Lasciamo da parte, si fa per dire, la considerazione per noi ovvia che la Costituzione è nata tra aspre lotte operaie represse nel sangue dai partiti che l'hanno partorita, e l'analisi del sindacalismo “di base”, per la quale rimandiamo rimandiamo ai nostri numerosissimi interventi. Qui vogliamo “solo” rilevare che di vergognoso non c'è solamente il presunto attacco degli USA e della Germania al “popolo italiano”, la violazione più o meno presunta della Costituzione da parte di Renzi o l'accettazione (questo sì un po' più vergognoso) del Testo Unico sulla Rappresentanza da parte dell'USB – all'origine della scissione da questa organizzazione e della formazione di un altro sindacatino, il SGB – c'è ben altro di cui arrossire, se il ceto politico nominato prima coltivasse sinceramente una qualche forma di moralità proletaria (ci si passi l'espressione). Per esempio, eviterebbe di costringere segmenti della classe che aderiscono al sindacalismo “di base” a fare scioperi aventi i medesimi contenuti ma collocati in date diverse, indebolendo così la “forza d'urto” di uno sciopero che di forza d'urto di per sé ne ha ben poca; l'unica cosa che si potenzia è invece lo sterile rituale (uno sciopero “generale” in autunno, uno in primavera) necessario per mantenere in vita l'apparato del sindacalismo in formato mignon. L'incidenza sul padronato, “pubblico” e privato, è minima (o poco più, in alcuni specifici settori), ma si fa nascere sconforto e delusione in quei lavoratori che vorrebbero sì opporsi attivamente agli attacchi che la borghesia da decenni rovescia a ondate ininterrotte sulla classe “operaia”, ma che si rendono conto – anche senza aver maturato una critica coerente del radical-riformismo – che la polverizzazione degli scioperi non porta da nessuna parte. Nasce così il dilemma se essere messi nel mazzo dei crumiri, dei non scioperanti, o buttare via inutilmente una giornata di stipendio, aderendo a uno sciopero di facciata e comunque inefficace.
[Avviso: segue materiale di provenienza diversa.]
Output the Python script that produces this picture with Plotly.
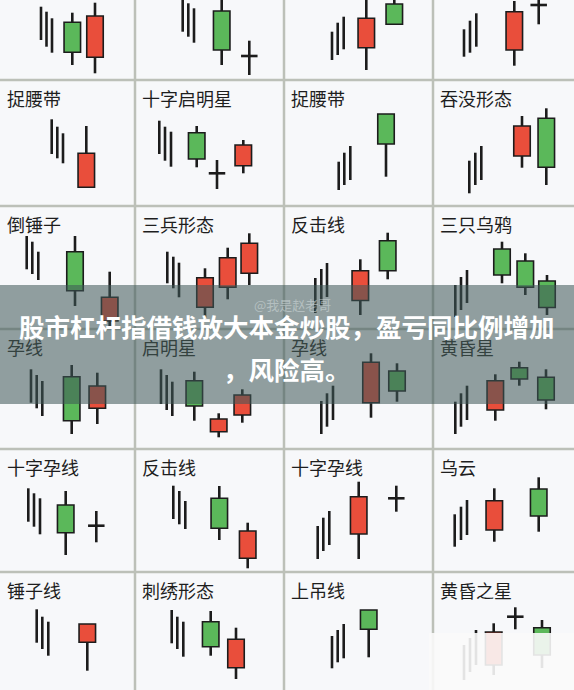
import plotly.graph_objects as go

W, H = 574, 690
COL_EDGES = [0, 135, 284, 433, 574]
ROW_EDGES = [0, 80, 206, 329, 449, 572, 690]

LABELS = [
    None, None, None, None,
    "捉腰带", "十字启明星", "捉腰带", "吞没形态",
    "倒锤子", "三兵形态", "反击线", "三只乌鸦",
    "孕线", "启明星", "孕线", "黄昏星",
    "十字孕线", "反击线", "十字孕线", "乌云",
    "锤子线", "刺绣形态", "上吊线", "黄昏之星",
]

# preceding-trend strokes per cell (position, top, bottom)
TREND_X = [
    [41, 46.5, 52], [47.7, 53.3, 59], [48, 53.7, 59.7], [31, 37, 43.3],
    [51.7, 57.3, 63], [24.3, 30, 36], [54.7, 60.3, 66.3], [36.3, 42.3, 48.3],
    [26.7, 32.3, 38.3], [32.3, 38.3, 44], [31.3, 37.3, 43], [22.3, 28, 34],
    [31, 36.7, 42.3], [26, 31.7, 37.3], [37.3, 43, 49], [22.3, 28, 34],
    [28.3, 34, 40], [38.3, 44.3, 50.3], [33.7, 39.3, 45.3], [21.7, 28, 34],
    [36.7, 42.3, 48.3], [36.7, 42.3, 48.3], [48, 53.7, 59.7], [31, 37, 43],
]
TREND_HIGH = [
    [73.3, 68.3, 61.7], [86, 76.7, 71.7], [48.3, 57.3, 63.3], [50.7, 59.3, 66.7],
    [86.7, 79.3, 72.7], [85.3, 79.3, 74.3], [44.3, 53.3, 60], [45.3, 53.3, 60],
    [93, 87.3, 77.3], [77.3, 72.3, 66.3], [51, 60, 66], [44, 52, 59],
    [79.7, 74, 68], [79.7, 74, 67.3], [48, 55.7, 63.3], [47.3, 55.7, 63.3],
    [83.7, 78.7, 73.7], [86.3, 81, 71], [46, 54.3, 61], [57.7, 65.3, 72],
    [80.7, 73.3, 68.3], [80, 73.3, 68.3], [54, 60, 66], [45, 52, 60],
]
TREND_LOW = [
    [40, 33.3, 27.3], [48.3, 43.3, 37.3], [20, 25, 30.7], [23.3, 27.3, 33.3],
    [52, 47.7, 42.7], [52, 45.3, 39.3], [16, 21, 26], [12.7, 21, 26],
    [59.7, 55, 49], [45.7, 40.7, 31.7], [16, 23, 32], [12, 19, 26],
    [46.3, 40.7, 33], [45, 39, 33], [15, 22.3, 29], [15, 22.3, 29],
    [50.3, 45.3, 37.7], [53, 47.7, 43], [13, 21, 27], [25.3, 32, 37],
    [47.3, 41, 34.3], [46.7, 41, 33.3], [21.7, 27.7, 31.7], [10, 18, 25],
]

# candles per cell
CANDLE_X = [
    [72.3, 95], [86.7, 114.3], [82.3, 110.3], [81.3, 105.7],
    [86.3], [61.7, 82, 108.3], [102], [89, 113.3],
    [75, 109.7], [70, 92.7, 114.3], [76.3, 103.7], [69, 92.3, 114],
    [71.7, 97.3], [59.3, 83.7, 107.3], [87, 113], [62.3, 86.3, 113],
    [65.7, 96.3], [84.3, 112.7], [74.7, 112.3], [61.3, 105.7],
    [87.3], [75.7, 101], [84.7], [60.7, 82.3, 109],
]
OPEN = [
    [57.7, 22.7], [69, 24], [32.3, 76], [30, 75],
    [18.7], [73.3, 32.7, 40.3], [92], [50, 87.7],
    [77.3, 8], [21.7, 41.7, 55.7], [28.5, 88.3], [80, 68, 48],
    [72.3, 40.7], [68.3, 17.3, 34], [46.3, 78], [39, 81.3, 71.7],
    [67, 46.3], [73.7, 13.7], [38, 73.7], [42, 83],
    [47.7], [68.3, 22.3], [80], [25, 73.3, 62.3],
]
HIGH = [
    [67.3, 77.3], [92, 39.3], [92, 90], [79, 95],
    [80], [80, 46, 66], [92], [90, 97.7],
    [93, 57.3], [60.7, 81.3, 95.7], [69.7, 96.3], [87.3, 75.7, 54],
    [84, 76.3], [77.3, 35.7, 59.7], [95.7, 85.7], [74.7, 87.3, 79.7],
    [81, 61], [86, 49.3], [90.3, 86.3], [83.7, 94.7],
    [66], [79, 62.3], [80], [66.7, 82.7, 70],
]
LOW = [
    [15, 6.7], [15, 5], [10, 55.7], [14.3, 55.7],
    [18.7], [38.7, 17, 32.7], [29.3], [38.3, 21],
    [23, 2], [11, 29.7, 44], [14, 49.7], [45.7, 34, 14],
    [15, 25], [28.3, 11.7, 26.3], [31.3, 47.3], [28.3, 63.3, 39.7],
    [17, 29.7], [32, 3.7], [13, 60.3], [30.3, 40.3],
    [19.3], [34.3, 11], [32.7], [15, 60.7, 22],
]
CLOSE = [
    [27.7, 64], [30, 24], [61.7, 55.7], [68.3, 75],
    [52.7], [47, 32.7, 61], [62], [80, 38.7],
    [38.3, 31.7], [51.3, 71.3, 85.7], [58.3, 58.3], [54, 41.7, 21.5],
    [28.3, 63], [43, 30, 54], [86.7, 58], [68.3, 70, 49],
    [39.3, 46.3], [43.7, 41], [75.3, 73.7], [71.3, 56],
    [66], [43.3, 50.7], [60.7], [58, 73.3, 35],
]

RED = "#e94e3b"
GREEN = "#5bb85a"
INK = "#1c1c1c"
BODY_W = 16.5
BG = "#f7f8fa"

fig = go.Figure()
layout_axes = {}

for i in range(24):
    r, c = divmod(i, 4)
    k = i + 1
    xa = "x" if k == 1 else f"x{k}"
    ya = "y" if k == 1 else f"y{k}"
    x0, x1 = COL_EDGES[c], COL_EDGES[c + 1]
    y0, y1 = ROW_EDGES[r], ROW_EDGES[r + 1]
    cw, ch = x1 - x0, y1 - y0
    layout_axes["xaxis" if k == 1 else f"xaxis{k}"] = dict(
        domain=[x0 / W, x1 / W], range=[0, cw], visible=False,
        fixedrange=True, anchor=ya)
    layout_axes["yaxis" if k == 1 else f"yaxis{k}"] = dict(
        domain=[1 - y1 / H, 1 - y0 / H], range=[0, ch], visible=False,
        fixedrange=True, anchor=xa)

    # trend strokes
    tx, ty = [], []
    for px, hi, lo in zip(TREND_X[i], TREND_HIGH[i], TREND_LOW[i]):
        tx += [px, px, None]
        ty += [lo, hi, None]
    fig.add_trace(go.Scatter(x=tx, y=ty, mode="lines", xaxis=xa, yaxis=ya,
                             line=dict(color=INK, width=2.6), hoverinfo="skip",
                             showlegend=False))

    # bodies
    bx, bbase, bh, bcol = [], [], [], []
    wx, wy, dx, dy = [], [], [], []
    for px, o, h, l, cl in zip(CANDLE_X[i], OPEN[i], HIGH[i], LOW[i], CLOSE[i]):
        top, bot = max(o, cl), min(o, cl)
        if cl != o:
            bx.append(px)
            bbase.append(bot)
            bh.append(top - bot)
            bcol.append(RED if cl > o else GREEN)
        else:
            dx += [px - BODY_W / 2, px + BODY_W / 2, None]
            dy += [o, o, None]
        if h > top:
            wx += [px, px, None]
            wy += [top, h, None]
        if l < bot:
            wx += [px, px, None]
            wy += [l, bot, None]
    if bx:
        fig.add_trace(go.Bar(x=bx, y=bh, base=bbase, width=BODY_W, xaxis=xa,
                             yaxis=ya, marker=dict(color=bcol,
                                                   line=dict(color=INK, width=1.6)),
                             hoverinfo="skip", showlegend=False))
    fig.add_trace(go.Scatter(x=wx + dx, y=wy + dy, mode="lines", xaxis=xa,
                             yaxis=ya, line=dict(color=INK, width=2.6),
                             hoverinfo="skip", showlegend=False))

shapes = []
GRID = "#bcc0b8"
for gx in COL_EDGES[1:-1]:
    shapes.append(dict(type="line", xref="paper", yref="paper", x0=gx / W,
                       x1=gx / W, y0=0, y1=1, line=dict(color=GRID, width=2.5),
                       layer="above"))
for gy in ROW_EDGES[1:-1]:
    shapes.append(dict(type="line", xref="paper", yref="paper", x0=0, x1=1,
                       y0=1 - gy / H, y1=1 - gy / H,
                       line=dict(color=GRID, width=2.5), layer="above"))
# caption banner
shapes.append(dict(type="rect", xref="paper", yref="paper", x0=0, x1=1,
                   y0=1 - 404 / H, y1=1 - 285 / H, line=dict(width=0),
                   fillcolor="rgba(62,88,88,0.56)", layer="above"))
# blurred watermark patch
shapes.append(dict(type="rect", xref="paper", yref="paper", x0=429 / W, x1=1,
                   y0=0, y1=1 - 633 / H, line=dict(width=0),
                   fillcolor="rgba(250,250,250,0.9)", layer="above"))

annotations = []
for i, lab in enumerate(LABELS):
    if not lab:
        continue
    r, c = divmod(i, 4)
    col = "#34423f" if r == 3 else "#1e1e1e"
    annotations.append(dict(text=lab, xref="paper", yref="paper",
                            x=(COL_EDGES[c] + 5) / W,
                            y=1 - (ROW_EDGES[r] + 18) / H,
                            xanchor="left", yanchor="middle", showarrow=False,
                            font=dict(family="Noto Sans CJK SC", size=18,
                                      color=col)))

annotations.append(dict(text="@我是赵老哥", xref="paper", yref="paper",
                        x=292 / W, y=1 - 304 / H, xanchor="center",
                        yanchor="middle", showarrow=False,
                        font=dict(family="Noto Sans CJK SC", size=13,
                                  color="rgba(205,215,215,0.6)")))
annotations.append(dict(text="<b>股市杠杆指借钱放大本金炒股，盈亏同比例增加</b>",
                        xref="paper", yref="paper", x=0.5, y=1 - 325 / H,
                        xanchor="center", yanchor="middle", showarrow=False,
                        font=dict(family="Noto Sans CJK SC", size=25.5,
                                  color="white")))
annotations.append(dict(text="<b>，风险高。</b>", xref="paper", yref="paper",
                        x=0.5, y=1 - 368 / H, xanchor="center",
                        yanchor="middle", showarrow=False,
                        font=dict(family="Noto Sans CJK SC", size=25.5,
                                  color="white")))

fig.update_layout(width=W, height=H, margin=dict(l=0, r=0, t=0, b=0),
                  paper_bgcolor=BG, plot_bgcolor="rgba(0,0,0,0)",
                  showlegend=False, shapes=shapes, annotations=annotations,
                  **layout_axes)

fig.write_html("out.html", config={"displayModeBar": False},
               post_script="document.body.style.margin='0';"
                           "document.body.style.overflow='hidden';")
Dilemma reale, a cui noi rispondiamo, in linea di massima, dando l'indicazione di scioperare – cioè di scegliere uno sciopero: l'uno vale l'altro – a seconda dell'ambiente sindacal-politico in cui ci si trova, sia per non essere confusi con i crumiri che per avere un'occasione in più di presentare con la nostra stampa, coi nostri interventi nelle piazze e tra i nostri compagni di lavoro le posizioni del partito.

Infine, ma non per importanza, c'è un altro aspetto, veramente vergognoso, che getta discredito sul cosiddetto sindacalismo “di lotta” e dimostra, se mai ce ne fosse bisogno, come esso sia mosso da miserabili logiche di bottega, nel più trito stile politicantesco: l'atteggiamento tenuto di fronte all'uccisione a Piacenza dell'operaio egiziano a un picchetto. A nostra conoscenza, di fronte a un atto così grave, i vari sindacatini “conflittuali” non hanno voluto, potuto o tutte e due le cose insieme – ma ciò non attenuerebbe le loro responsabilità – proclamare immediatamente uno sciopero generale unitario contro quella morte non accidentale sul lavoro. Certo, lo sciopero non avrebbe trascinato nelle piazze milioni di lavoratori, ma avrebbe dato una risonanza maggiore a un fatto così grave, sarebbe stato un “atto dovuto” verso la classe che i sindacatini dicono di rappresentare, se avessero davvero a cuore i suoi interessi, sia pure in un'ottica riformista. Ma da questa gente è inutile aspettarsi un gesto che rompa con la logica di bottega di cui è imbevuta, con l'accettazione del quadro borghese e delle sue leggi antioperaie; inutile, se non come atto d'accusa, la domanda: se non scioperi per questo, per che cosa scioperi?